PROBLEM TO SOLVE: From the entries below, say how many lines carry the word "with", and give nothing but the number.

LISTING:

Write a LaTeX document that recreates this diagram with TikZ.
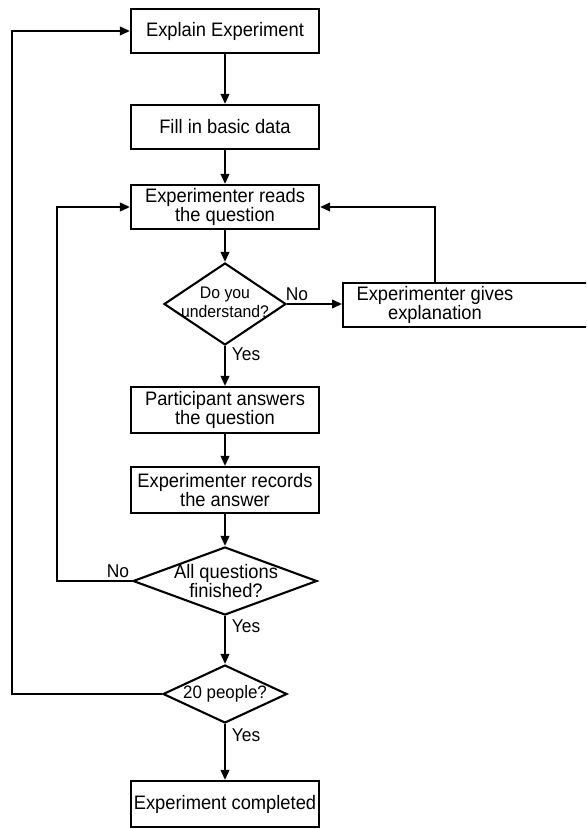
\documentclass[tikz,border=0pt]{standalone}
\usepackage{fontspec}
\setmainfont[FakeStretch=0.94]{Liberation Sans}
\usetikzlibrary{arrows.meta,shapes.geometric}
\begin{document}
\begin{tikzpicture}[x=1pt,y=-1pt,
  box/.style={draw, line width=2.1pt, minimum width=188pt, minimum height=44pt, inner sep=0pt, align=center, font=\fontsize{19.5}{17}\selectfont},
  dia/.style={draw, diamond, line width=2.1pt, inner sep=0pt},
  dtext/.style={align=center, inner sep=0pt},
  lbl/.style={font=\fontsize{18.5}{18}\selectfont, inner sep=0pt},
  arr/.style={line width=2.1pt, -{Triangle[length=10pt,width=8.5pt]}}]
\useasboundingbox (0,0) rectangle (586,829);
\clip (0,0) rectangle (586,829);
\coordinate (innerx) at (57,0);
\coordinate (outerx) at (12,0);
\node[box] (explain) at (225,31) {Explain Experiment};
\node[box] (fill) at (225,127) {Fill in basic data};
\node[box] (reads) at (225,207) {Experimenter reads\\the question};
\node[dia, minimum width=122pt, minimum height=82pt] (und) at (225,304) {};
\node[dtext, font=\fontsize{16.8}{19}\selectfont] (undt) at (225,302) {Do you\\understand?};
\node[box, minimum width=260pt, anchor=west] (expl) at (342,305) {};
\node[dtext, font=\fontsize{19.5}{17}\selectfont] (explt) at (435,305) {Experimenter gives\\explanation};
\node[box, minimum height=46pt] (part) at (225,410) {Participant answers\\the question};
\node[box, minimum height=46pt] (rec) at (225,490) {Experimenter records\\the answer};
\node[dia, minimum width=184pt, minimum height=68pt] (allq) at (225,581) {};
\node[dtext, font=\fontsize{19.5}{17}\selectfont] (allqt) at (226,581) {All questions\\finished?};
\node[dia, minimum width=124pt, minimum height=58pt] (ppl) at (225,694) {};
\node[dtext, font=\fontsize{18}{17}\selectfont] (pplt) at (225,694) {20 people?};
\node[box, minimum height=46pt] (done) at (225,804) {Experiment completed};
\node[lbl] (no1) at (297,294) {No};
\node[lbl] (yes1) at (246,354) {Yes};
\node[lbl] (no2) at (118,571) {No};
\node[lbl] (yes2) at (246,626) {Yes};
\node[lbl] (yes3) at (246,735) {Yes};
\draw[arr] (explain) -- (fill);
\draw[arr] (fill) -- (reads);
\draw[arr] (reads) -- (und);
\draw[arr] (und.east) -- (und.east -| expl.west);
\draw[arr] (explt |- expl.north) -- (explt |- reads.east) -- (reads.east);
\draw[arr] (und) -- (part);
\draw[arr] (part) -- (rec);
\draw[arr] (rec) -- (allq);
\draw[arr] (allq.west) -- (allq.west -| innerx) -- (reads.west -| innerx) -- (reads.west);
\draw[arr] (allq) -- (ppl);
\draw[arr] (ppl.west) -- (ppl.west -| outerx) -- (explain.west -| outerx) -- (explain.west);
\draw[arr] (ppl) -- (done);
\end{tikzpicture}
\end{document}
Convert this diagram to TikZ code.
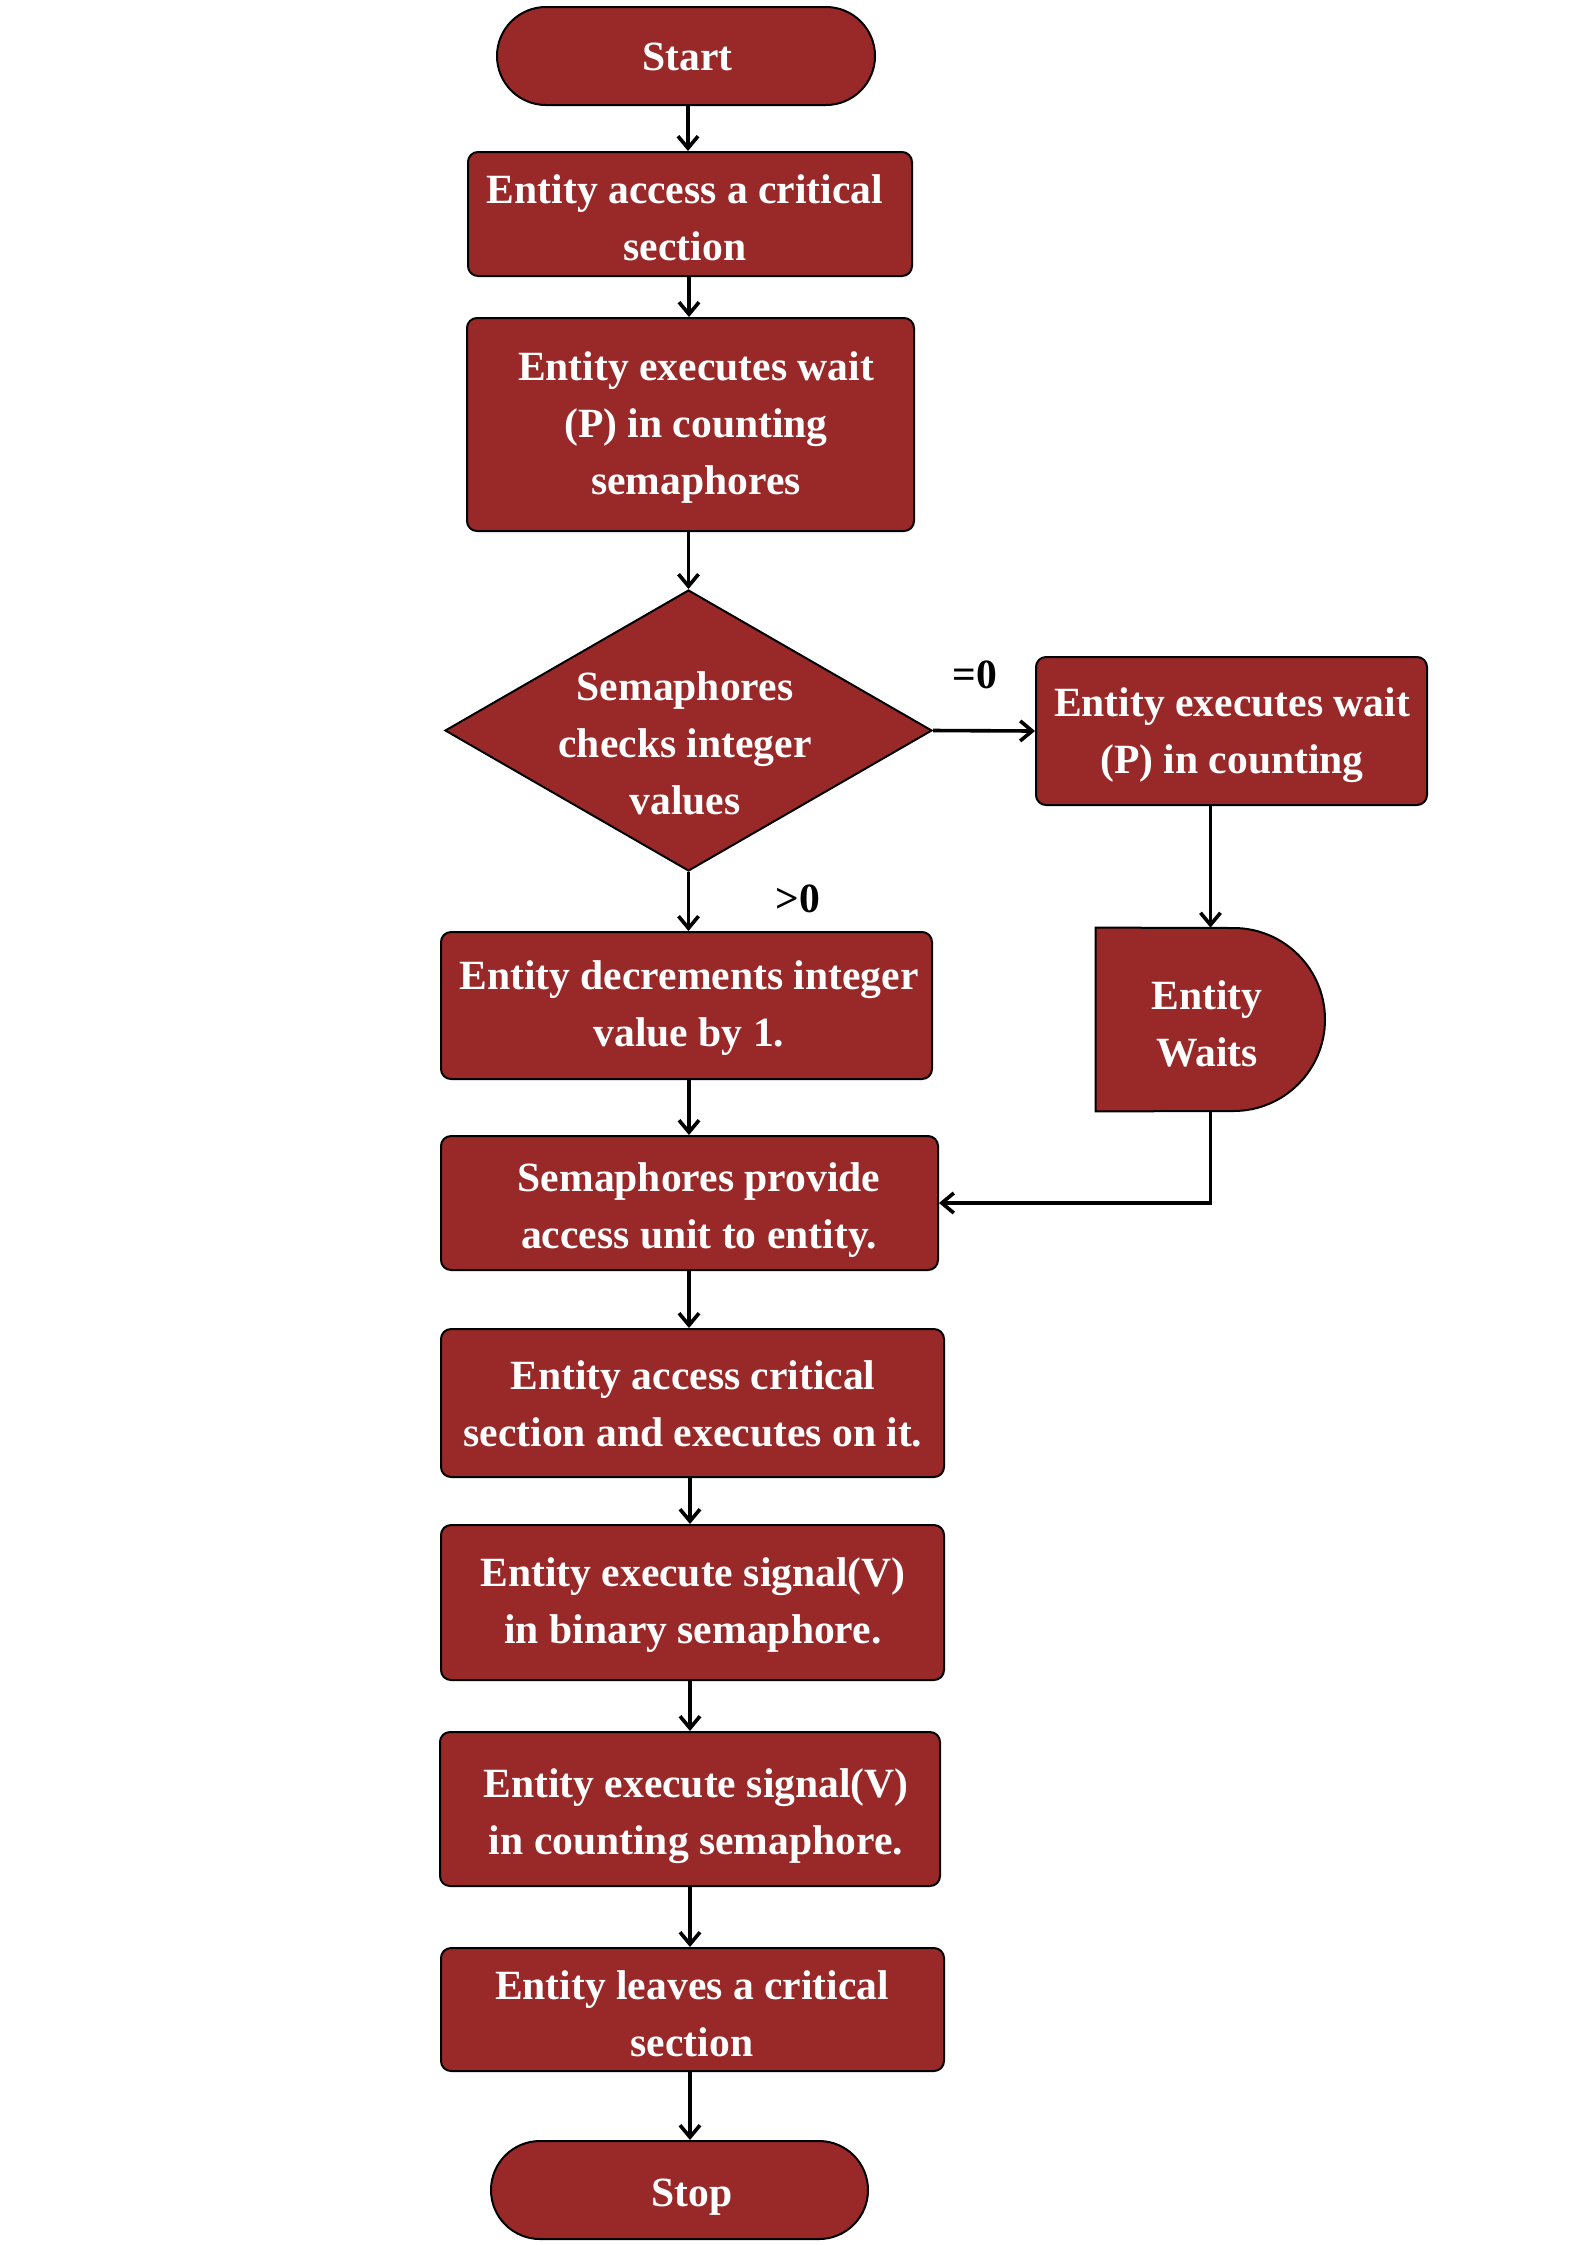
\documentclass[tikz,border=0pt]{standalone}
\usepackage{fontspec}
\setmainfont{Liberation Serif}
\usetikzlibrary{shapes.geometric,shapes.misc,arrows.meta}
\definecolor{boxred}{RGB}{153,41,41}
\tikzset{
  box/.style={draw=black, line width=1pt, fill=boxred, rounded corners=5pt, inner sep=0pt},
  term/.style={draw=black, line width=1pt, fill=boxred, rounded rectangle, inner sep=0pt},
  txt/.style={text=white, align=center, font=\bfseries\fontsize{20.8}{28.5}\selectfont, inner sep=0pt},
  lbl/.style={text=black, font=\bfseries\fontsize{20.8}{25}\selectfont, inner sep=0pt},
  arr/.style={line width=1.8pt, -{Straight Barb[length=6pt,width=10pt,line width=1.8pt]}},
}
\begin{document}
\begin{tikzpicture}[x=0.5pt,y=-0.5pt]
\useasboundingbox[fill=white] (0,0) rectangle (1587,2245);
% shapes
\node[term, minimum width=189pt, minimum height=49pt] (start) at (686,56) {};
\node[box, minimum width=222pt, minimum height=62pt] (b1) at (690,214) {};
\node[box, minimum width=223.5pt, minimum height=106.5pt] (b2) at (690.5,424.5) {};
\node[diamond, draw=black, line width=1pt, fill=boxred, inner sep=0pt, minimum width=243.5pt, minimum height=140.5pt] (dia) at (688.5,730.5) {};
\node[box, minimum width=195.5pt, minimum height=74pt] (rb) at (1231.5,731) {};
\node[box, minimum width=245.5pt, minimum height=73.5pt] (dec) at (686.5,1005.5) {};
\node[minimum width=114.5pt, minimum height=91.5pt, inner sep=0pt] (wait) at (1210.5,1019.5) {};
\draw[line width=1pt, fill=boxred] (wait.north west) -- (1233.5,928) arc[start angle=-90, end angle=90, radius=91.5] -- (wait.south west) -- cycle;
\node[box, minimum width=248.5pt, minimum height=67pt] (prov) at (689.5,1203) {};
\node[box, minimum width=251.5pt, minimum height=74pt] (acc) at (692.5,1403) {};
\node[box, minimum width=251.5pt, minimum height=77.5pt] (bin) at (692.5,1602.5) {};
\node[box, minimum width=250pt, minimum height=77pt] (cnt) at (690,1809) {};
\node[box, minimum width=251.5pt, minimum height=61.5pt] (lv) at (692.5,2009.5) {};
\node[term, minimum width=188.5pt, minimum height=49pt] (stop) at (679.5,2190) {};
% texts
\node[txt] (tstart) at (687.5,57) {Start};
\node[txt] (t1) at (685,218) {Entity access a critical\\section};
\node[txt] (t2) at (696,427) {Entity executes wait\\(P) in counting\\semaphores};
\node[txt] (tdia) at (685,743) {Semaphores\\checks integer\\values};
\node[txt] (trb) at (1232,735) {Entity executes wait\\(P) in counting};
\node[txt] (tdec) at (689,1008) {Entity decrements integer\\value by 1.};
\node[txt] (twait) at (1207,1024) {Entity\\Waits};
\node[txt] (tprov) at (699,1210) {Semaphores provide\\access unit to entity.};
\node[txt] (tacc) at (693,1404) {Entity access critical\\section and executes on it.};
\node[txt] (tbin) at (693,1605) {Entity execute signal(V)\\in binary semaphore.};
\node[txt] (tcnt) at (696,1816) {Entity execute signal(V)\\in counting semaphore.};
\node[txt] (tlv) at (692,2014) {Entity leaves a critical\\section};
\node[txt] (tstop) at (692,2197) {Stop};
% labels
\node[lbl] (eq) at (975,675) {=0};
\node[lbl] (gt) at (798,899) {>0};
% connectors
\draw[arr] (start.south -| 688,0) -- (b1.north -| 688,0);
\draw[arr] (b1.south -| 689,0) -- (b2.north -| 689,0);
\draw[arr] (b2.south -| dia.north) -- (dia.north);
\draw[arr] (dia.south) -- (dia.south |- dec.north);
\draw[arr] (dia.east) -- (rb.west);
\draw[arr] (wait.north |- rb.south) -- (wait.north);
\draw[arr] (wait.south) |- (prov.east);
\draw[arr] (dec.south -| 689,0) -- (prov.north -| 689,0);
\draw[arr] (prov.south -| 689,0) -- (acc.north -| 689,0);
\draw[arr] (acc.south -| 690,0) -- (bin.north -| 690,0);
\draw[arr] (bin.south -| 690,0) -- (cnt.north -| 690,0);
\draw[arr] (cnt.south -| 690,0) -- (lv.north -| 690,0);
\draw[arr] (lv.south -| 690,0) -- (stop.north -| 690,0);
\end{tikzpicture}
\end{document}
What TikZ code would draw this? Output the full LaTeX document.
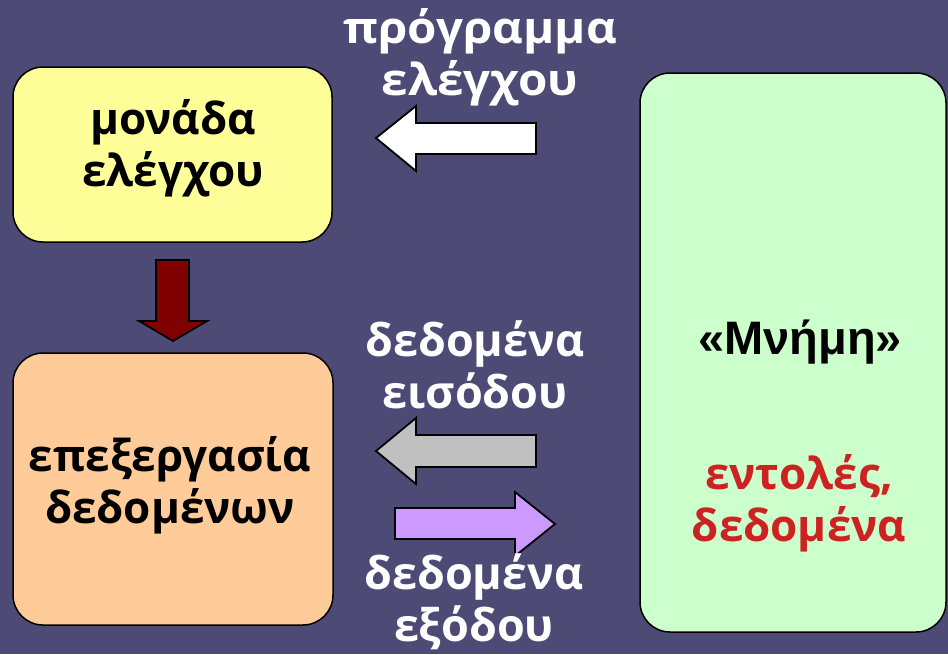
\documentclass[tikz,border=0pt]{standalone}
\usepackage{fontspec}
\setmainfont{Open Sans}
\newfontfamily\widefont[FakeStretch=1.08]{Open Sans}
\newfontfamily\arialfont{Liberation Sans}
\definecolor{bg}{HTML}{4D4B76}
\definecolor{boxyellow}{HTML}{FFFF99}
\definecolor{boxorange}{HTML}{FFCC99}
\definecolor{boxgreen}{HTML}{CCFFCC}
\definecolor{arrpurple}{HTML}{CC99FF}
\definecolor{arrgray}{HTML}{C0C0C0}
\definecolor{arrred}{HTML}{800000}
\definecolor{txtred}{HTML}{CC2222}
\begin{document}
\begin{tikzpicture}[x=1pt,y=-1pt,
  box/.style={draw=black,line width=1.5pt,rounded corners=30pt},
  arr/.style={draw=black,line width=1.8pt,line join=miter},
  lbl/.style={font=\fontsize{44}{52}\selectfont\bfseries,align=center,inner sep=0pt}]
\fill[bg] (0,0) rectangle (948,654);
\useasboundingbox (0,0) rectangle (948,654);
% boxes
\draw[box,fill=boxyellow] (13,67) rectangle (332,242);
\draw[box,fill=boxorange] (13,353) rectangle (333,625);
\draw[box,fill=boxgreen] (640,73) rectangle (946,632);
% arrows
\draw[arr,fill=white] (536,123) -- (416,123) -- (416,106) -- (376,138) -- (416,171) -- (416,154) -- (536,154) -- cycle;
\draw[arr,fill=arrgray] (536,435) -- (416,435) -- (416,418) -- (376,451) -- (416,484) -- (416,467) -- (536,467) -- cycle;
\draw[arr,fill=arrpurple] (395,508) -- (515,508) -- (515,492) -- (555,524) -- (515,556) -- (515,539) -- (395,539) -- cycle;
\draw[arr,fill=arrred] (156,260) -- (189,260) -- (189,321) -- (207,321) -- (173,341) -- (139,321) -- (156,321) -- cycle;
% labels
\node[lbl] (ctrl) at (173,148) {μονάδα\\ελέγχου};
\node[lbl] (proc) at (170,485) {επεξεργασία\\δεδομένων};
\node[lbl,font=\fontsize{47}{52}\selectfont\bfseries\arialfont] (mem) at (800,342) {«Μνήμη»};
\node[lbl,text=txtred] (memc) at (799,503) {εντολές,\\δεδομένα};
\node[lbl,text=white,font=\fontsize{44}{52}\selectfont\bfseries\widefont] (prog) at (480,57) {πρόγραμμα\\ελέγχου};
\node[lbl,text=white,font=\fontsize{45}{52}\selectfont\bfseries] (inp) at (475,365) {δεδομένα\\εισόδου};
\node[lbl,text=white,font=\fontsize{45}{52}\selectfont\bfseries] (outp) at (474,602) {δεδομένα\\εξόδου};
\end{tikzpicture}
\end{document}
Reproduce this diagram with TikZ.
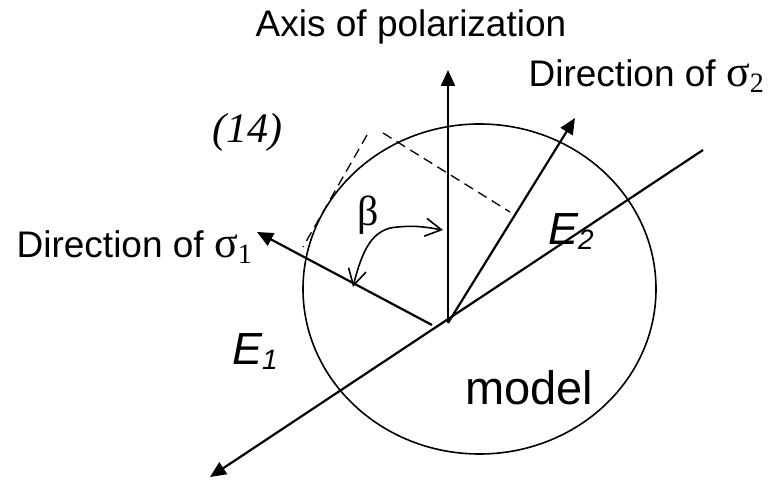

SOLUTION TO THE EXERCISE: 2